====== GIVEN MATERIAL
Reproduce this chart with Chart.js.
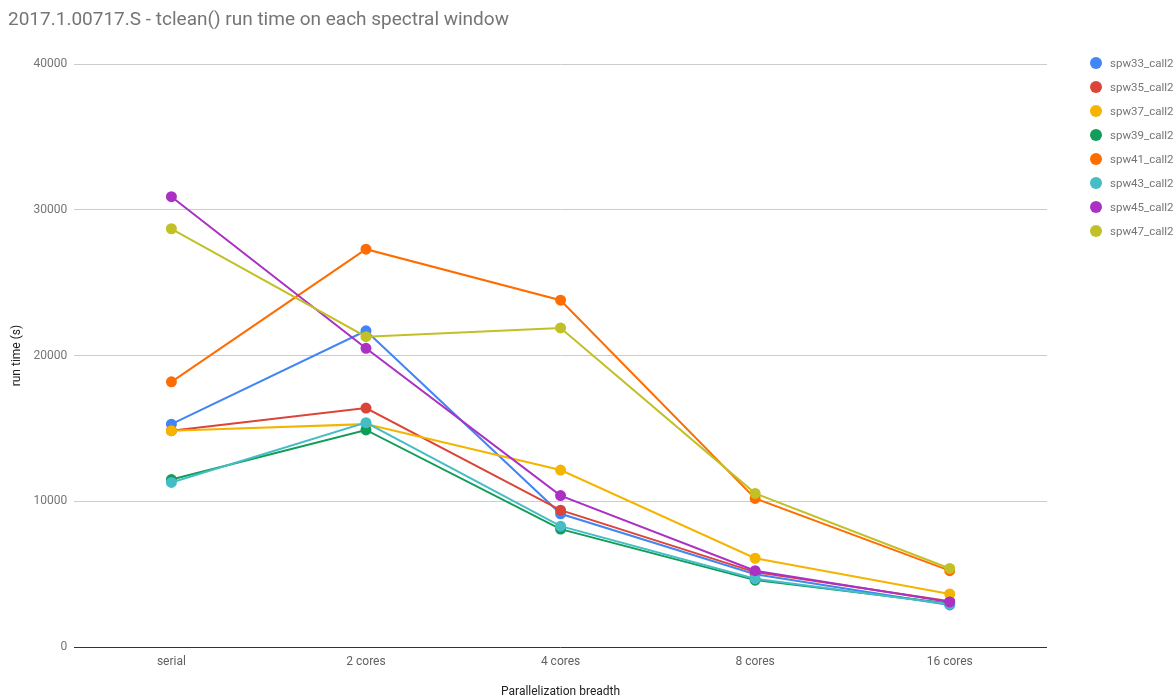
<!DOCTYPE html>
<html>
<head>
<meta charset="utf-8">
<script src="https://cdn.jsdelivr.net/npm/chart.js@4"></script>
<style>
  html, body { margin: 0; padding: 0; background: #fff; }
  #wrap { width: 1176px; height: 698px; position: relative; }
</style>
</head>
<body>
<div id="wrap"><canvas id="c" width="1176" height="698"></canvas></div>
<script>
// Core counts on the x axis
const categories = ['serial', '2 cores', '4 cores', '8 cores', '16 cores'];

// Run time (s) per spectral window
const spw33 = [15300, 21700, 9150, 5000, 2900];
const spw35 = [14850, 16400, 9400, 5150, 3150];
const spw37 = [14850, 15300, 12150, 6100, 3650];
const spw39 = [11500, 14900, 8100, 4600, 3000];
const spw41 = [18200, 27300, 23800, 10200, 5250];
const spw43 = [11300, 15400, 8300, 4700, 2950];
const spw45 = [30900, 20500, 10400, 5250, 3100];
const spw47 = [28700, 21300, 21900, 10550, 5400];

const seriesNames = ['spw33_call2', 'spw35_call2', 'spw37_call2', 'spw39_call2',
                     'spw41_call2', 'spw43_call2', 'spw45_call2', 'spw47_call2'];
const seriesValues = [spw33, spw35, spw37, spw39, spw41, spw43, spw45, spw47];
const seriesColors = ['#4285F4', '#DB4437', '#F4B400', '#0F9D58',
                      '#FF6D00', '#46BDC6', '#AB30C4', '#C2C027'];

const yTicks = [0, 10000, 20000, 30000, 40000];

const FONT = 'Roboto, "Open Sans", sans-serif';

// Title and side legend drawn straight onto the canvas
const decorations = {
  id: 'decorations',
  afterDraw(chart) {
    const ctx = chart.ctx;
    ctx.save();
    ctx.fillStyle = '#757575';
    ctx.font = '19px ' + FONT;
    ctx.textBaseline = 'alphabetic';
    ctx.textAlign = 'left';
    ctx.fillText('2017.1.00717.S - tclean() run time on each spectral window', 8, 25);

    ctx.font = '11.5px ' + FONT;
    ctx.textBaseline = 'middle';
    chart.data.datasets.forEach((ds, i) => {
      const y = 63 + i * 24;
      ctx.fillStyle = ds.borderColor;
      ctx.beginPath();
      ctx.arc(1096, y, 6, 0, Math.PI * 2);
      ctx.fill();
      ctx.fillStyle = '#757575';
      ctx.fillText(ds.label, 1110, y + 1);
    });
    ctx.restore();
  }
};

new Chart(document.getElementById('c'), {
  type: 'line',
  data: {
    labels: categories,
    datasets: seriesValues.map((vals, i) => ({
      label: seriesNames[i],
      data: vals,
      borderColor: seriesColors[i],
      backgroundColor: seriesColors[i],
      pointBackgroundColor: seriesColors[i],
      pointBorderColor: seriesColors[i],
      borderWidth: 2,
      pointRadius: 4.5,
      pointHoverRadius: 4.5,
      tension: 0,
      order: seriesNames.length - i
    }))
  },
  options: {
    responsive: false,
    animation: false,
    layout: { padding: { left: 10, right: 129, top: 64, bottom: -1 } },
    plugins: {
      legend: { display: false },
      title: { display: false },
      tooltip: { enabled: false }
    },
    scales: {
      x: {
        type: 'category',
        offset: true,
        grid: { display: false, drawTicks: false },
        border: { display: false },
        ticks: { color: '#616161', font: { family: FONT, size: 12 }, padding: 8 },
        title: {
          display: true,
          text: 'Parallelization breadth',
          color: '#222',
          font: { family: FONT, size: 12 },
          padding: { top: 7, bottom: 0 }
        }
      },
      y: {
        min: 0,
        max: 40000,
        afterBuildTicks(axis) { axis.ticks = yTicks.map(v => ({ value: v })); },
        grid: {
          color: ctx => ctx.tick && ctx.tick.value === 0 ? '#333' : '#cccccc',
          lineWidth: 1,
          drawTicks: false
        },
        border: { display: false },
        ticks: {
          color: '#757575',
          font: { family: FONT, size: 12 },
          padding: 7,
          callback: v => String(v)
        },
        title: {
          display: true,
          text: 'run time (s)',
          color: '#222',
          font: { family: FONT, size: 12 },
          padding: { top: 0, bottom: 2 }
        }
      }
    }
  },
  plugins: [decorations]
});
</script>
</body>
</html>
============
Replicate the material above verbatim; images stay out of the copy.

• EXERCISE OUTPUT
Reproduce this chart with Chart.js.
<!DOCTYPE html>
<html>
<head>
<meta charset="utf-8">
<script src="https://cdn.jsdelivr.net/npm/chart.js@4"></script>
<style>
  html, body { margin: 0; padding: 0; background: #fff; }
  #wrap { width: 1176px; height: 698px; position: relative; }
</style>
</head>
<body>
<div id="wrap"><canvas id="c" width="1176" height="698"></canvas></div>
<script>
// Core counts on the x axis
const categories = ['serial', '2 cores', '4 cores', '8 cores', '16 cores'];

// Run time (s) per spectral window
const spw33 = [15300, 21700, 9150, 5000, 2900];
const spw35 = [14850, 16400, 9400, 5150, 3150];
const spw37 = [14850, 15300, 12150, 6100, 3650];
const spw39 = [11500, 14900, 8100, 4600, 3000];
const spw41 = [18200, 27300, 23800, 10200, 5250];
const spw43 = [11300, 15400, 8300, 4700, 2950];
const spw45 = [30900, 20500, 10400, 5250, 3100];
const spw47 = [28700, 21300, 21900, 10550, 5400];

const seriesNames = ['spw33_call2', 'spw35_call2', 'spw37_call2', 'spw39_call2',
                     'spw41_call2', 'spw43_call2', 'spw45_call2', 'spw47_call2'];
const seriesValues = [spw33, spw35, spw37, spw39, spw41, spw43, spw45, spw47];
const seriesColors = ['#4285F4', '#DB4437', '#F4B400', '#0F9D58',
                      '#FF6D00', '#46BDC6', '#AB30C4', '#C2C027'];

const yTicks = [0, 10000, 20000, 30000, 40000];

const FONT = 'Roboto, "Open Sans", sans-serif';

// Title and side legend drawn straight onto the canvas
const decorations = {
  id: 'decorations',
  afterDraw(chart) {
    const ctx = chart.ctx;
    ctx.save();
    ctx.fillStyle = '#757575';
    ctx.font = '19px ' + FONT;
    ctx.textBaseline = 'alphabetic';
    ctx.textAlign = 'left';
    ctx.fillText('2017.1.00717.S - tclean() run time on each spectral window', 8, 25);

    ctx.font = '11.5px ' + FONT;
    ctx.textBaseline = 'middle';
    chart.data.datasets.forEach((ds, i) => {
      const y = 63 + i * 24;
      ctx.fillStyle = ds.borderColor;
      ctx.beginPath();
      ctx.arc(1096, y, 6, 0, Math.PI * 2);
      ctx.fill();
      ctx.fillStyle = '#757575';
      ctx.fillText(ds.label, 1110, y + 1);
    });
    ctx.restore();
  }
};

new Chart(document.getElementById('c'), {
  type: 'line',
  data: {
    labels: categories,
    datasets: seriesValues.map((vals, i) => ({
      label: seriesNames[i],
      data: vals,
      borderColor: seriesColors[i],
      backgroundColor: seriesColors[i],
      pointBackgroundColor: seriesColors[i],
      pointBorderColor: seriesColors[i],
      borderWidth: 2,
      pointRadius: 4.5,
      pointHoverRadius: 4.5,
      tension: 0,
      order: seriesNames.length - i
    }))
  },
  options: {
    responsive: false,
    animation: false,
    layout: { padding: { left: 10, right: 129, top: 64, bottom: -1 } },
    plugins: {
      legend: { display: false },
      title: { display: false },
      tooltip: { enabled: false }
    },
    scales: {
      x: {
        type: 'category',
        offset: true,
        grid: { display: false, drawTicks: false },
        border: { display: false },
        ticks: { color: '#616161', font: { family: FONT, size: 12 }, padding: 8 },
        title: {
          display: true,
          text: 'Parallelization breadth',
          color: '#222',
          font: { family: FONT, size: 12 },
          padding: { top: 7, bottom: 0 }
        }
      },
      y: {
        min: 0,
        max: 40000,
        afterBuildTicks(axis) { axis.ticks = yTicks.map(v => ({ value: v })); },
        grid: {
          color: ctx => ctx.tick && ctx.tick.value === 0 ? '#333' : '#cccccc',
          lineWidth: 1,
          drawTicks: false
        },
        border: { display: false },
        ticks: {
          color: '#757575',
          font: { family: FONT, size: 12 },
          padding: 7,
          callback: v => String(v)
        },
        title: {
          display: true,
          text: 'run time (s)',
          color: '#222',
          font: { family: FONT, size: 12 },
          padding: { top: 0, bottom: 2 }
        }
      }
    }
  },
  plugins: [decorations]
});
</script>
</body>
</html>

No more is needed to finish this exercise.